SELECT DISTINCT FROM <model > (DMX)
Returns all possible states for the selected column in the model. The values that are returned vary depending on whether the specified column contains discrete values, discretized numeric values, or continuous numeric values.
Syntax
SELECT [FLATTENED] DISTINCT [TOP <n>] <expression list> FROM <model>
[WHERE <condition list>][ORDER BY <expression>]
Arguments
n
Optional. An integer specifying how many rows to return.expression list
A comma-separated list of related column identifiers (derived from the model) or expressions.model
A model identifier.condition list
A condition to restrict the values that are returned from the column list.expression
Optional. An expression that returns a scalar value.
Remarks
The SELECT DISTINCT FROM statement only works with a single column or with a set of related columns. This clause does not work with a set of unrelated columns.
The SELECT DISTINCT FROM statement allows you to directly reference a column inside of a nested table. For example:
<model>.<table column reference>.<column reference>
The results of the SELECT DISTINCT FROM <model> statement vary, depending on the column type. The following table describes the supported column types and the output from the statement.
Column type |
Output |
---|---|
Discrete |
The unique values in the column. |
Discretized |
The midpoint for each discretized bucket in the column. |
Continuous |
The midpoint for the values in the column. |
Discrete Column Example
The following code sample is based on the [TM Decision Tree] model that you create in the Basic Data Mining Tutorial. The query returns the unique values that exist in the discrete column, Gender.
SELECT DISTINCT [Gender]
FROM [TM Decision Tree]
Example results:
Gender |
---|
|
F |
M |
For columns that contain discrete values, the results always include the Missing state, shown as a null value.
Continuous Column Example
The following code sample returns the midpoint, minimum age, and maximum age for all of the values in the column.
SELECT DISTINCT [Age] AS [Midpoint Age],
RangeMin([Age]) AS [Minimum Age],
RangeMax([Age]) AS [Maximum Age]
FROM [TM Decision Tree]
Example results:
Midpoint Age |
Minimum Age |
Maximum Age |
---|---|---|
|
|
|
62 |
26 |
97 |
The query also returns a single row of null values, to represent missing values.
Discretized Column Example
The following code sample returns the midpoint, maximum, and minimum values for each bucket that has been created by the algorithm for the column, [Yearly Income]. To reproduce the results for this example, you must create a new mining structure that is the same as [Targeted Mailing]. In the wizard, change the content type of the Yearly Income column from Continuous to Discretized.
Note
You can also change the mining model created in the Basic Mining Tutorial to discretize the mining structure column, [Yearly Income]. For information about how to do this, see Change the Discretization of a Column in a Mining Model. However, when you change the discretization of the column, it will force the mining structure to be reprocessed, which will change the results of other models that you have built using that structure.

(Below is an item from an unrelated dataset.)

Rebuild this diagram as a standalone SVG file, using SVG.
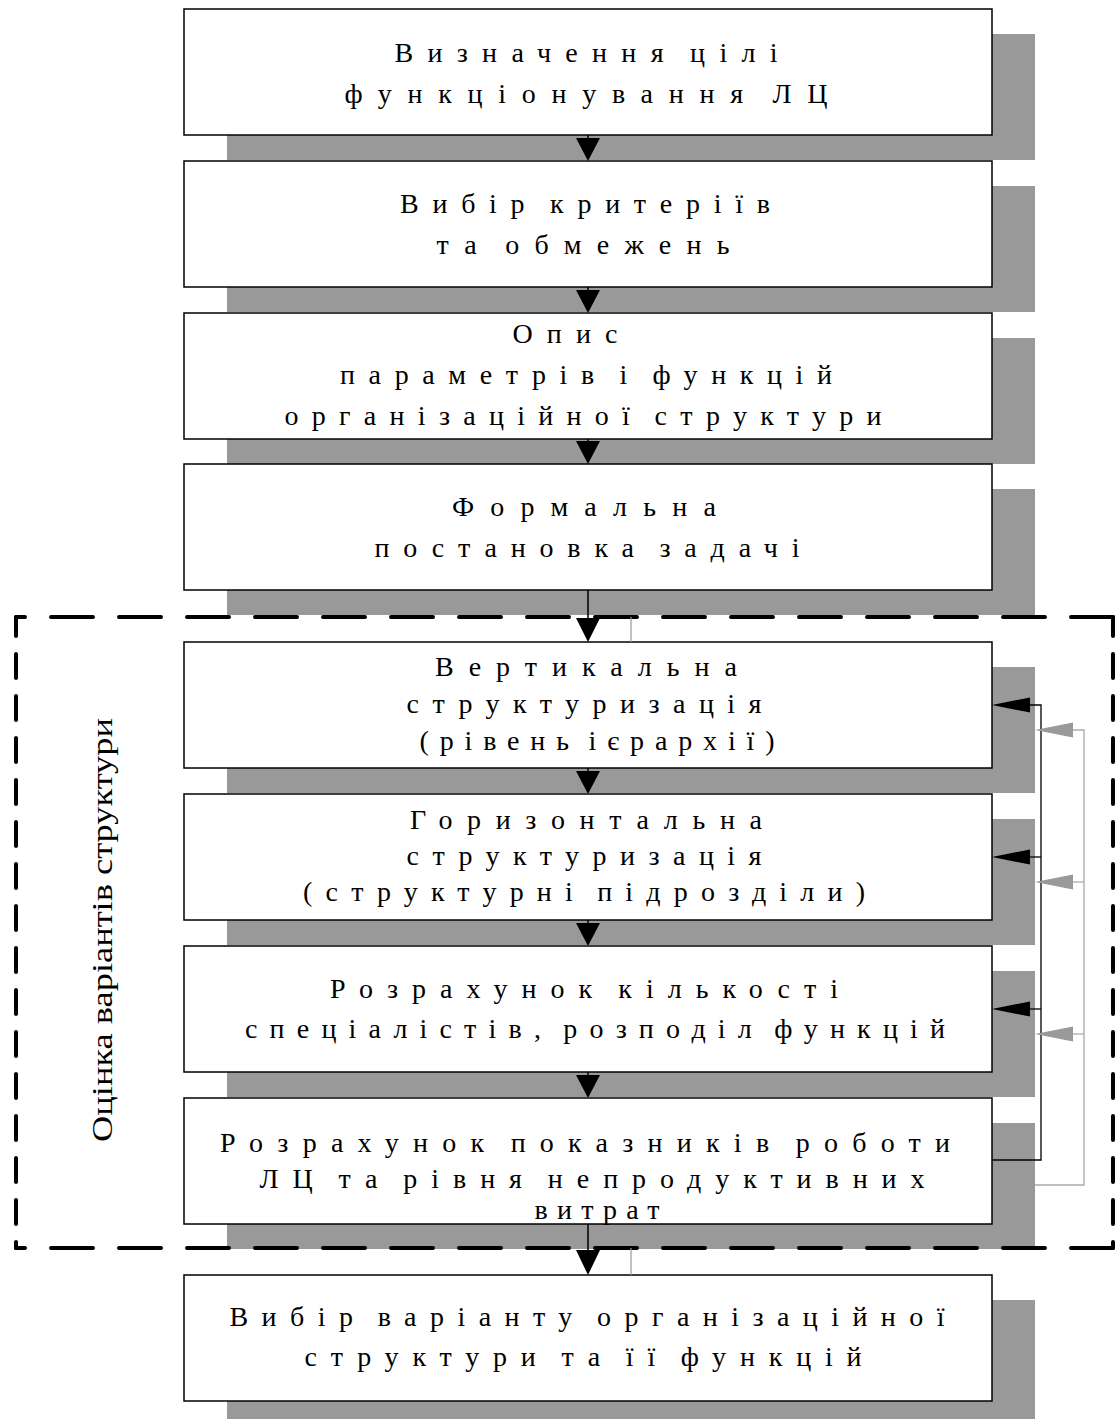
<svg xmlns="http://www.w3.org/2000/svg" width="1117" height="1419" viewBox="0 0 1117 1419">
<style>
.shadow{fill:#999999}
.box{fill:#ffffff;stroke:#000000;stroke-width:1.5}
.t{font-family:"Liberation Serif","Times New Roman",serif;font-size:28px;fill:#000;text-anchor:middle;word-spacing:-9px}
.lbl{font-family:"Liberation Serif","Times New Roman",serif;font-size:30px;fill:#000;text-anchor:middle}
.flow{stroke:#000;stroke-width:1.5;fill:none}
.fb{stroke:#000;stroke-width:1.3;fill:none}
.fbg{stroke:#aaaaaa;stroke-width:1.3;fill:none}
.dash{stroke:#000;stroke-width:4;stroke-linecap:round;fill:none}
.thin{stroke:#999999;stroke-width:1.2;fill:none}
</style>
<rect width="1117" height="1419" fill="#ffffff"/>

<g id="node1">
<rect class="shadow" x="227" y="34" width="808" height="126"/>
<rect class="box" x="184" y="9" width="808" height="126"/>
<text class="t" x="586" y="62" textLength="383" lengthAdjust="spacing">Визначення цілі</text>
<text class="t" x="586" y="103" textLength="483" lengthAdjust="spacing">функціонування ЛЦ</text>
</g>

<g id="node2">
<rect class="shadow" x="227" y="186" width="808" height="126"/>
<rect class="box" x="184" y="161" width="808" height="126"/>
<text class="t" x="585" y="213" textLength="370" lengthAdjust="spacing">Вибір критеріїв</text>
<text class="t" x="583" y="254" textLength="293" lengthAdjust="spacing">та обмежень</text>
</g>

<g id="node3">
<rect class="shadow" x="227" y="338" width="808" height="126"/>
<rect class="box" x="184" y="313" width="808" height="126"/>
<text class="t" x="565" y="343" textLength="105" lengthAdjust="spacing">Опис</text>
<text class="t" x="586" y="384" textLength="492" lengthAdjust="spacing">параметрів і функцій</text>
<text class="t" x="583" y="425" textLength="597" lengthAdjust="spacing">організаційної структури</text>
</g>

<g id="node4">
<rect class="shadow" x="227" y="489" width="808" height="126"/>
<rect class="box" x="184" y="464" width="808" height="126"/>
<text class="t" x="584" y="516" textLength="264" lengthAdjust="spacing">Формальна</text>
<text class="t" x="587" y="557" textLength="425" lengthAdjust="spacing">постановка задачі</text>
</g>

<g id="node5">
<rect class="shadow" x="227" y="667" width="808" height="126"/>
<rect class="box" x="184" y="642" width="808" height="126"/>
<text class="t" x="586" y="676" textLength="302" lengthAdjust="spacing">Вертикальна</text>
<text class="t" x="584" y="713" textLength="355" lengthAdjust="spacing">структуризація</text>
<text class="t" x="597" y="750" textLength="355" lengthAdjust="spacing">(рівень ієрархії)</text>
</g>

<g id="node6">
<rect class="shadow" x="227" y="819" width="808" height="126"/>
<rect class="box" x="184" y="794" width="808" height="126"/>
<text class="t" x="586" y="829" textLength="352" lengthAdjust="spacing">Горизонтальна</text>
<text class="t" x="584" y="865" textLength="355" lengthAdjust="spacing">структуризація</text>
<text class="t" x="584" y="901" textLength="562" lengthAdjust="spacing">(структурні підрозділи)</text>
</g>

<g id="node7">
<rect class="shadow" x="227" y="971" width="808" height="126"/>
<rect class="box" x="184" y="946" width="808" height="126"/>
<text class="t" x="584" y="998" textLength="508" lengthAdjust="spacing">Розрахунок кількості</text>
<text class="t" x="595" y="1038" textLength="700" lengthAdjust="spacing">спеціалістів, розподіл функцій</text>
</g>

<g id="node8">
<rect class="shadow" x="227" y="1123" width="808" height="126"/>
<rect class="box" x="184" y="1098" width="808" height="126"/>
<text class="t" x="585" y="1152" textLength="730" lengthAdjust="spacing">Розрахунок показників роботи</text>
<text class="t" x="592" y="1188" textLength="665" lengthAdjust="spacing">ЛЦ та рівня непродуктивних</text>
<text class="t" x="597" y="1219" textLength="125" lengthAdjust="spacing">витрат</text>
</g>

<g id="node9">
<rect class="shadow" x="227" y="1300" width="808" height="126"/>
<rect class="box" x="184" y="1275" width="808" height="126"/>
<text class="t" x="587" y="1326" textLength="715" lengthAdjust="spacing">Вибір варіанту організаційної</text>
<text class="t" x="583" y="1366" textLength="557" lengthAdjust="spacing">структури та її функцій</text>
</g>

<g id="group-frame">
<line class="dash" x1="16" y1="617" x2="1113" y2="617" stroke-dasharray="42 26" stroke-dashoffset="33"/>
<line class="dash" x1="16" y1="1248" x2="1113" y2="1248" stroke-dasharray="42 26" stroke-dashoffset="33"/>
<line class="dash" x1="16" y1="617" x2="16" y2="1248" stroke-dasharray="24 18" stroke-dashoffset="5"/>
<line class="dash" x1="1113" y1="617" x2="1113" y2="1248" stroke-dasharray="24 18" stroke-dashoffset="5"/>
<text class="lbl" transform="translate(112,930) rotate(-90)" textLength="424" lengthAdjust="spacingAndGlyphs">Оцінка варіантів структури</text>
</g>

<g id="connectors">
<line class="flow" x1="588" y1="135" x2="588" y2="140"/>
<polygon points="576,138 600,138 588,161" fill="#000"/>
<line class="flow" x1="588" y1="287" x2="588" y2="292"/>
<polygon points="576,290 600,290 588,313" fill="#000"/>
<line class="flow" x1="588" y1="439" x2="588" y2="443"/>
<polygon points="576,441 600,441 588,464" fill="#000"/>
<line class="flow" x1="588" y1="590" x2="588" y2="620"/>
<polygon points="576,618 600,618 588,642" fill="#000"/>
<line class="flow" x1="588" y1="768" x2="588" y2="773"/>
<polygon points="576,771 600,771 588,794" fill="#000"/>
<line class="flow" x1="588" y1="920" x2="588" y2="925"/>
<polygon points="576,923 600,923 588,946" fill="#000"/>
<line class="flow" x1="588" y1="1072" x2="588" y2="1077"/>
<polygon points="576,1075 600,1075 588,1098" fill="#000"/>
<line class="flow" x1="588" y1="1224" x2="588" y2="1252"/>
<polygon points="576,1250 600,1250 588,1275" fill="#000"/>

<line class="thin" x1="631" y1="617" x2="631" y2="642"/>
<line class="thin" x1="631" y1="1248" x2="631" y2="1275"/>

<polyline class="fb" points="992,1160 1041,1160 1041,705 1030,705"/>
<line class="fb" x1="1041" y1="857" x2="1030" y2="857"/>
<line class="fb" x1="1041" y1="1009" x2="1030" y2="1009"/>
<polygon points="992,705 1030,697.5 1030,712.5" fill="#000"/>
<polygon points="992,857 1030,849.5 1030,864.5" fill="#000"/>
<polygon points="992,1009 1030,1001.5 1030,1016.5" fill="#000"/>

<polyline class="fbg" points="1035,1185 1084,1185 1084,730 1073,730"/>
<line class="fbg" x1="1084" y1="882" x2="1073" y2="882"/>
<line class="fbg" x1="1084" y1="1034" x2="1073" y2="1034"/>
<polygon points="1035,730 1073,722.5 1073,737.5" fill="#999999"/>
<polygon points="1035,882 1073,874.5 1073,889.5" fill="#999999"/>
<polygon points="1035,1034 1073,1026.5 1073,1041.5" fill="#999999"/>
</g>
</svg>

SELECT DISTINCT [Yearly Income] AS [Bucket Average],
RangeMin([Yearly Income]) AS [Bucket Minimum],
RangeMax([Yearly Income]) AS [Bucket Maximum]
FROM [TM Decision Tree]
Example results:
Bucket Average |
Bucket Minimum |
Bucket Maximum |
---|---|---|
|
|
|
24610.7 |
10000 |
39221.41 |
55115.73 |
39221.41 |
71010.05 |
84821.54 |
71010.05 |
98633.04 |
111633.9 |
98633.04 |
124634.7 |
147317.4 |
124634.7 |
170000 |
You can see that the values of the [Yearly Income] column have been discretized into five buckets, plus an additional row of null values, to represent missing values.
The number of decimal places in the results depends on the client that you use for querying. Here they have been rounded to two decimal places, both for simplicity and to reflect the values that are displayed in SQL Server Data Tools (SSDT).
For example, if you browse the model by using the Decision Tree viewer and click a node that contains customers grouped by income, the following node properties are displayed in the Tooltip:
Age >=69 AND Yearly Income < 39221.41
Note
The minimum value of the minimum bucket and the maximum value of the maximum bucket are just the highest and lowest observed values. Any values that fall outside this observed range are assumed to belong to the minimum and maximum buckets.